The first day of spring count in Batumi was dominated by the migration of Steppe Buzzards and Black Kites. In the morning we saw them flying close to the mountains and were afraid of a long day with distance observations only. But shortly after 11 a.m. before the switch of the land sea breeze system the raptors came closer and closer  to our station 1 and finally took their routes in the west along the coast and in the east over the ridge and Big Mama. It was fantastic to see the diversity of raptors already on the first day of counting, which also shows us that we are maybe 2 weeks late with the count. However, as a pilot study we aim to record a good set of phenology data and an overview of the season. The counting posts are occupied by two persons every third day in average which gives us enough time to similarly count in the Chorokhi Delta.

Results from station 1 (1. April):

  • Black Kites: 1.531

  • Steppe Buzzards: 952

  • Medium Unidentified Raptors: 5.974

  • Lesser Spotted Eagles: 53

  • Steppe Eagle: 2

  • Greater Spotted Eagle: 3

  • LesGrSteps: 64

  • Booted Eagle: 11

  • Short-Toed Eagle: 12

  • Pallid Harrier: 2 (adult male)

  • European Sparrowhawks: 36

  • Common Kestrel: 1

  • Goshawk: 1

  • Marsh Harrier: 2

with a total of 8.654 raptors and one beautiful Swift coming close to our station.

The results from the Chorokhi Delta:

  • Green Sandpiper

  • Common Greenshank

  • Little Ringed Plover

  • Dunlin

  • Ruff

  • Black tailed Godwit

  • Blue-Throat

  • Common Wheatear

  • Steppe Buzzard

  • Black Kite

  • Marsh Harrier

  • Osprey

  • Siberian Stonechats

  • Little Egret

  • Great Egret

  • Meadow Pipit

  • Common Snipe

  • Ruddy Shelduck

  • White Wagtails

  • Little Grebe

  • Garganey

  • Sedge Warbler

  • Barn Swallows

  • House Martin

  • Purple Heron

  • many uncounted Gulls

When visiting the harbour area we observed several Blue-Throats, a single Ruff, Semicollared Flycatcher, Hoopoe, Field Lark, Common Wheatear, Wood Lark, Yellow Wagtail feldegg, and a few Siberian Stonechats.

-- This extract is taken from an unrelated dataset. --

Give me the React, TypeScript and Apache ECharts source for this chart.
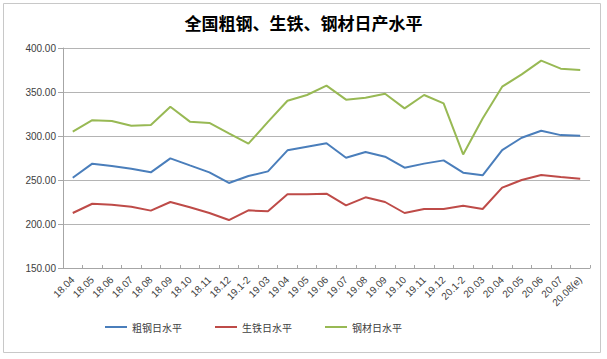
import React, { useEffect, useRef } from "react";
import * as echarts from "echarts";

const categories = [
  "18.04", "18.05", "18.06", "18.07", "18.08", "18.09", "18.10", "18.11", "18.12",
  "19.1-2", "19.03", "19.04", "19.05", "19.06", "19.07", "19.08", "19.09", "19.10", "19.11", "19.12",
  "20.1-2", "20.03", "20.04", "20.05", "20.06", "20.07", "20.08(e)",
];

const crudeSteel = [
  252.6, 268.6, 266, 262.9, 258.7, 274.6, 266.6, 258.7, 246.6,
  254.5, 259.8, 283.7, 287.9, 291.7, 275.3, 281.8, 276.5, 264, 268.6, 272.3,
  258.3, 255.3, 284, 298, 306, 301, 300.4,
];

const pigIron = [
  212.5, 223, 222, 219.7, 215.2, 225, 219, 212.5, 204.5,
  215.5, 214.4, 233.7, 233.7, 234.4, 221.2, 230.3, 225, 212.5, 217, 217,
  220.8, 217, 241.3, 250, 255.7, 253.4, 251.5,
];

const steelProducts = [
  304.9, 318, 317, 311.7, 312.5, 333.3, 316.3, 314.8, 303,
  291.3, 316, 340, 346.6, 357.2, 341.3, 343.5, 348, 331.4, 346.6, 337,
  279, 320, 356, 370, 385.6, 376.5, 375,
];

const seriesNames = ["粗钢日水平", "生铁日水平", "钢材日水平"];
const seriesColors = ["#4a7ebb", "#be4b48", "#98b954"];

export default function App() {
  const ref = useRef<HTMLDivElement>(null);
  useEffect(() => {
    if (!ref.current) return;
    const chart = echarts.init(ref.current, undefined, { renderer: "svg" });
    const data = [crudeSteel, pigIron, steelProducts];
    chart.setOption({
      animation: false,
      backgroundColor: "#ffffff",
      title: {
        text: "全国粗钢、生铁、钢材日产水平",
        left: "center",
        top: 9,
        textStyle: {
          fontFamily: "Noto Sans CJK SC",
          fontWeight: "bold",
          fontSize: 17,
          color: "#000000",
        },
      },
      graphic: [
        {
          type: "rect",
          shape: { x: 3.5, y: 3.5, width: 597, height: 349 },
          style: { fill: "none", stroke: "#c8c8c8", lineWidth: 1 },
          silent: true,
        },
      ],
      legend: {
        bottom: 22,
        left: 100,
        itemGap: 33,
        itemWidth: 22,
        itemHeight: 2,
        icon: "rect",
        textStyle: { fontFamily: "Noto Sans CJK SC", fontSize: 10, color: "#404040" },
        data: seriesNames,
      },
      grid: { left: 63, right: 17, top: 48, bottom: 91 },
      xAxis: {
        type: "category",
        data: categories,
        boundaryGap: true,
        axisLine: { show: true, lineStyle: { color: "#a6a6a6" } },
        axisTick: { show: true, inside: true, length: 3, lineStyle: { color: "#a6a6a6" } },
        axisLabel: {
          rotate: 45,
          interval: 0,
          fontFamily: "Liberation Sans",
          fontSize: 10,
          color: "#404040",
          margin: 10,
        },
      },
      yAxis: {
        type: "value",
        min: 150,
        max: 400,
        interval: 50,
        axisLine: { show: true, lineStyle: { color: "#a6a6a6" } },
        axisTick: { show: true, length: 5, lineStyle: { color: "#a6a6a6" } },
        axisLabel: {
          formatter: (v: number) => v.toFixed(2),
          fontFamily: "Liberation Sans",
          fontSize: 10,
          color: "#404040",
          margin: 7,
        },
        splitLine: { show: true, lineStyle: { color: "#b4b4b4", width: 1 } },
      },
      series: seriesNames.map((name, i) => ({
        name,
        type: "line",
        data: data[i],
        symbol: "none",
        lineStyle: { color: seriesColors[i], width: 2 },
        itemStyle: { color: seriesColors[i] },
      })),
    });
    return () => chart.dispose();
  }, []);
  return (
    <div
      ref={ref}
      style={{ position: "fixed", left: 0, top: 0, width: 607, height: 359 }}
    />
  );
}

The first day we arrived was a big surprise. Instead of wearing sandals we had to grab our huts, gloves, boots and all layers of clothes to get started in the field. The temperature dropped to -1°C in the night and brought lots of snow to Sakhalvasho. Snowy palms, freezing emotions, but a warmly welcome of the families sitting together around their oven and tasting the regional cuisine.

The next day the temperature rose to 25°C, only a slow wind chilled us down. That's how the weather can be in Georgia.